Serre-Taubes duality for pseudoholomorphic curves

TL;DR

This paper extends Taubes' duality for Gromov invariants in symplectic four-manifolds by interpreting it through Serre duality on Lefschetz pencil fibers, providing new proofs and insights into symplectic surface existence and classification.

Contribution

It interprets Taubes' duality via Serre duality on Lefschetz pencils and offers new proofs for symplectic surface existence and symplectomorphism classification in four-manifolds.

Findings

Established Serre duality symmetry for invariants counting sections of symmetric product bundles.

Provided a new proof for the existence of symplectic surfaces in certain four-manifolds.

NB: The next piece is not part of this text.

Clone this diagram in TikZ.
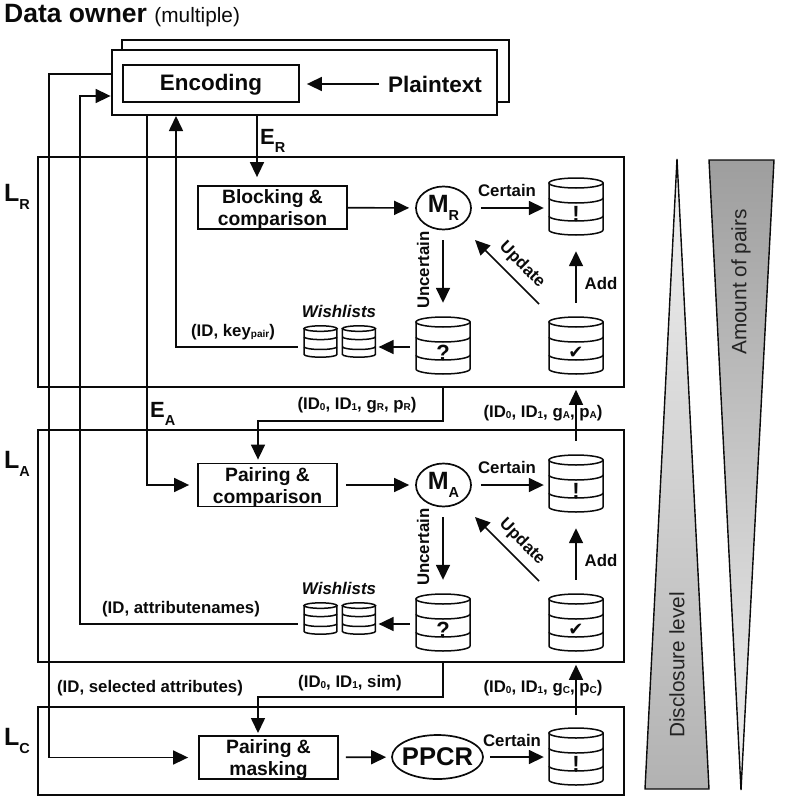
\documentclass[tikz,border=0pt]{standalone}
\usepackage{fontspec}
\setmainfont{Liberation Sans}
\newfontfamily\dingfont{DejaVu Sans}
\usetikzlibrary{positioning,arrows.meta,calc,shapes.geometric}
\definecolor{ink}{RGB}{10,10,10}
\definecolor{sidetext}{RGB}{35,35,35}
\definecolor{shadelight}{RGB}{242,242,242}
\definecolor{shademid}{RGB}{178,178,178}
\definecolor{shadedark}{RGB}{158,158,158}
\newcommand{\lowtag}[1]{\raisebox{-1.5pt}{\fontsize{10}{10}\selectfont #1}}
\newcommand{\lowbig}[1]{\raisebox{-8pt}{\fontsize{14.5}{14.5}\selectfont #1}}
\tikzset{
  x=1pt, y=-1pt,
  pane/.style={draw=ink, fill=white, line width=2.8pt, inner sep=0pt},
  layerbox/.style={draw=ink, line width=2.8pt, inner sep=0pt},
  box/.style={draw=ink, fill=white, line width=1.8pt, inner sep=0pt},
  boxtext/.style={align=center, inner sep=0pt, text=ink, yshift=-2.5pt,
    font=\fontsize{19.3}{22}\selectfont\bfseries},
  merger/.style={ellipse, draw=ink, fill=white, line width=1.7pt, inner sep=0pt,
    text=ink, font=\fontsize{25}{25}\selectfont\bfseries},
  dbnode/.style={inner sep=0pt, minimum width=54, minimum height=67},
  wishnode/.style={inner sep=0pt, minimum width=33, minimum height=37},
  dbmark/.style={inner sep=0pt, text=ink, yshift=-7pt,
    font=\fontsize{22}{22}\selectfont\bfseries},
  tag/.style={inner sep=0pt, text=ink, font=\fontsize{16.8}{18}\selectfont\bfseries},
  bigtag/.style={inner sep=0pt, text=ink, anchor=base west,
    font=\fontsize{25}{25}\selectfont\bfseries},
  sidetag/.style={inner sep=0pt, text=sidetext, rotate=90,
    font=\fontsize{20.8}{22}\selectfont},
  tri/.style={draw=ink, line width=1.4pt, line join=miter},
  flow/.style={-{Triangle[length=15pt,width=14pt]}, line width=1.6pt, draw=ink},
  storeline/.style={draw=ink, fill=white, line width=1.5pt},
  pics/store/.style={code={
    \draw[storeline] (-27,-23.5) -- (-27,23.5)
      arc[start angle=180,end angle=0,x radius=27,y radius=5] -- (27,-23.5) -- cycle;
    \draw[storeline] (0,-23.5) ellipse [x radius=27,y radius=5];
    \draw[storeline, fill=none] (-27,-8.5) arc[start angle=180,end angle=0,x radius=27,y radius=5];
    \draw[storeline, fill=none] (-27,9.5) arc[start angle=180,end angle=0,x radius=27,y radius=5];
  }},
}
\begin{document}
\begin{tikzpicture}
  \useasboundingbox (0,0) rectangle (784,800);
  % data owner
  \node[bigtag, font=\fontsize{26.5}{28}\selectfont\bfseries] (dow) at (4,22.5) {Data owner};
  \node[inner sep=0pt, text=ink, font=\fontsize{20.8}{21}\selectfont, base right=7pt of dow] (dowm) {(multiple)};
  \node[pane, minimum width=387, minimum height=62] (back) at (315.5,71) {};
  \node[pane, minimum width=385, minimum height=65] (front) at (304.5,82.5) {};
  \node[box, minimum width=176, minimum height=37] (enc) at (211,83.5) {};
  \node[boxtext, yshift=1pt, font=\fontsize{22.4}{24}\selectfont\bfseries] (enct) at (enc) {Encoding};
  \node[tag, font=\fontsize{22.5}{24}\selectfont\bfseries] (pt) at (435,84) {Plaintext};
  \draw[flow, shorten <=9pt, shorten >=7pt] (pt.west) -- (pt.west -| enc.east);
  % layers
  \node[layerbox, minimum width=586, minimum height=230] (lr) at (331,272) {};
  \node[layerbox, minimum width=586, minimum height=232] (la) at (331,546) {};
  \node[layerbox, minimum width=586, minimum height=88] (lc) at (331,751) {};
  \node[bigtag] (nr) at (4,201) {L\lowbig{R}};
  \node[bigtag] (na) at (4,468) {L\lowbig{A}};
  \node[bigtag] (nc) at (4,745) {L\lowbig{C}};
  % record level
  \node[box, minimum width=149, minimum height=43] (bc) at (272.5,207.5) {};
  \node[boxtext] (bct) at (bc) {Blocking \&\\comparison};
  \node[merger, minimum width=55, minimum height=43] (mr) at (443.5,208) {M\lowbig{R}};
  \node[dbnode] (cr) at (576,206.5) {};
  \node[dbnode] (qr) at (443,345.5) {};
  \node[dbnode] (kr) at (576,345.5) {};
  \node[wishnode] (wr1) at (320.5,341.5) {};
  \node[wishnode, right=5pt of wr1] (wr2) {};
  \pic at (cr) {store};
  \pic at (qr) {store};
  \pic at (kr) {store};
  \pic[xscale=.61, yscale=.55] at (wr1) {store};
  \pic[xscale=.61, yscale=.55] at (wr2) {store};
  \node[dbmark] (cr0) at (cr) {!};
  \node[dbmark] (qr0) at (qr) {?};
  \node[dbmark, font=\dingfont\fontsize{18}{18}\selectfont] (kr0) at (kr) {✔};
  \node[tag, font=\fontsize{16.9}{18}\selectfont\bfseries\itshape] (wrt) at (339,311) {Wishlists};
  \node[tag] (crt) at (507,190) {Certain};
  \node[tag, rotate=90] (qrt) at (423,270) {Uncertain};
  \node[tag, rotate=-45] (upr) at (522,265) {Update};
  \node[tag] (addr) at (601,283) {Add};
  \node[tag] (krt) at (233,332) {(ID, key\lowtag{pair})};
  \coordinate (wy) at (0,347);
  \coordinate (railk) at (176,116);
  \coordinate (ur1) at (539,304);
  \coordinate (ur2) at (475,240);
  \draw[flow, shorten >=8pt] (front.south -| 257,0) -- (bc.north -| 257,0);
  \draw[flow, shorten >=6pt] (bc) -- (mr);
  \draw[flow, shorten <=9pt, shorten >=5pt] (mr) -- (cr.west |- mr);
  \draw[flow, shorten <=10pt, shorten >=9pt] (mr.south -| qr) -- (qr.north);
  \draw[flow, shorten <=6pt, shorten >=3pt] (qr.west |- wy) -- (wr2.east |- wy);
  \draw[flow, shorten <=9pt, shorten >=11pt] (kr.north) -- (cr.south);
  \draw[flow] (ur1) -- (ur2);
  \draw[flow, shorten <=6pt] (wr1.west |- wy) -- (wy -| railk) -- (railk);
  % attribute level
  \node[tag, font=\fontsize{22}{22}\selectfont\bfseries, anchor=base west] (er) at (260,144.5) {E\lowbig{R}};
  \node[tag, font=\fontsize{22}{22}\selectfont\bfseries, anchor=base west] (ea) at (150,417) {E\lowbig{A}};
  \node[box, minimum width=139, minimum height=43] (pa) at (267.5,485) {};
  \node[boxtext] (pat) at (pa) {Pairing \&\\comparison};
  \node[merger, minimum width=55, minimum height=43] (ma) at (443.5,485) {M\lowbig{A}};
  \node[dbnode] (ca) at (576,483.5) {};
  \node[dbnode] (qa) at (443,622.5) {};
  \node[dbnode] (ka) at (576,622.5) {};
  \node[wishnode] (wa1) at (320.5,618.5) {};
  \node[wishnode, right=5pt of wa1] (wa2) {};
  \pic at (ca) {store};
  \pic at (qa) {store};
  \pic at (ka) {store};
  \pic[xscale=.61, yscale=.55] at (wa1) {store};
  \pic[xscale=.61, yscale=.55] at (wa2) {store};
  \node[dbmark] (ca0) at (ca) {!};
  \node[dbmark] (qa0) at (qa) {?};
  \node[dbmark, font=\dingfont\fontsize{18}{18}\selectfont] (ka0) at (ka) {✔};
  \node[tag, font=\fontsize{16.9}{18}\selectfont\bfseries\itshape] (wat) at (339,588) {Wishlists};
  \node[tag] (cat) at (507,467) {Certain};
  \node[tag, rotate=90] (qat) at (423,547) {Uncertain};
  \node[tag, rotate=-45] (upa) at (522,542) {Update};
  \node[tag] (adda) at (601,560) {Add};
  \node[tag] (kat) at (181,609) {(ID, attributenames)};
  \coordinate (wz) at (0,624);
  \coordinate (raila) at (80,96);
  \coordinate (ua1) at (539,581);
  \coordinate (ua2) at (475,517);
  \draw[flow, shorten <=8pt, shorten >=6pt] (pa) -- (ma);
  \draw[flow, shorten <=9pt, shorten >=5pt] (ma) -- (ca.west |- ma);
  \draw[flow, shorten <=10pt, shorten >=9pt] (ma.south -| qa) -- (qa.north);
  \draw[flow, shorten <=6pt, shorten >=3pt] (qa.west |- wz) -- (wa2.east |- wz);
  \draw[flow, shorten <=9pt, shorten >=11pt] (ka.north) -- (ca.south);
  \draw[flow] (ua1) -- (ua2);
  \draw[flow, shorten <=6pt] (wa1.west |- wz) -- (wz -| raila) -- (raila) -- (raila -| front.west);
  \coordinate (raile) at (147,115);
  \draw[flow, shorten >=8pt] (raile) -- (raile |- pa) -- (pa);
  % between layers
  \node[tag] (gr) at (357,405) {(ID\lowtag{0}, ID\lowtag{1}, g\lowtag{R}, p\lowtag{R})};
  \node[tag] (ga) at (543,413) {(ID\lowtag{0}, ID\lowtag{1}, g\lowtag{A}, p\lowtag{A})};
  \node[tag] (gs) at (350,683) {(ID\lowtag{0}, ID\lowtag{1}, sim)};
  \node[tag] (gc) at (543,688) {(ID\lowtag{0}, ID\lowtag{1}, g\lowtag{C}, p\lowtag{C})};
  \node[tag] (sel) at (150,688) {(ID, selected attributes)};
  \coordinate (ta) at (258,421);
  \coordinate (tc) at (258,697);
  \draw[flow, shorten >=3pt] (lr.south -| qr) |- (ta) -- (ta |- pa.north);
  \draw[flow, shorten >=3pt] (la.south -| qa) |- (tc) -- (tc |- 0,736);
  \draw[flow, shorten <=9pt, shorten >=1.4pt] (ca.north) -- (lr.south -| ca);
  % cleartext level
  \node[box, minimum width=139, minimum height=43] (pm) at (268.5,757.5) {};
  \node[boxtext] (pmt) at (pm) {Pairing \&\\masking};
  \node[merger, minimum width=91, minimum height=44] (ppcr) at (437.5,757) {};
  \node[bigtag, anchor=center, font=\fontsize{25.6}{26}\selectfont\bfseries] (ppcrt) at (ppcr) {PPCR};
  \node[dbnode] (cc) at (576,756.5) {};
  \pic at (cc) {store};
  \node[dbmark] (cc0) at (cc) {!};
  \node[tag] (cct) at (512,740) {Certain};
  \coordinate (fo) at (112,74);
  \coordinate (rails) at (49,74);
  \draw[flow, shorten >=10pt] (fo) -- (rails) -- (rails |- pm) -- (pm);
  \draw[flow, shorten <=7pt, shorten >=5pt] (pm) -- (ppcr);
  \draw[flow, shorten <=6pt, shorten >=5pt] (ppcr) -- (cc.west |- ppcr);
  \draw[flow, shorten <=8pt, shorten >=1.4pt] (cc.north) -- (la.south -| cc);
  % side wedges
  \shade[tri, top color=shadelight, bottom color=shademid] (677,159) -- (709,789) -- (645,789) -- cycle;
  \shade[tri, top color=shadedark, bottom color=shadelight] (709,160) -- (774,160) -- (741,790) -- cycle;
  \node[sidetag] (disc) at (677,665) {Disclosure level};
  \node[sidetag] (amt) at (741,282) {Amount of pairs};
\end{tikzpicture}
\end{document}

Reproved that symplectic homology projective planes with specific conditions are symplectomorphic.

Abstract

According to Taubes, the Gromov invariants of a symplectic four-manifold X with b_+ > 1 satisfy the duality Gr(A) = +/- Gr(K-A), where K is Poincare dual to the canonical class. Extending joint work with Simon Donaldson in math.SG/0012067, we interpret this result in terms of Serre duality on the fibres of a Lefschetz pencil, by proving an analogous symmetry for invariants counting sections of associated bundles of symmetric products. Using similar methods we give a new proof of an existence theorem for symplectic surfaces in four-manifolds with b_+ = 1 and b_1 = 0. This reproves another theorem due to Taubes: two symplectic homology projective planes with negative canonical class and equal volume are symplectomorphic.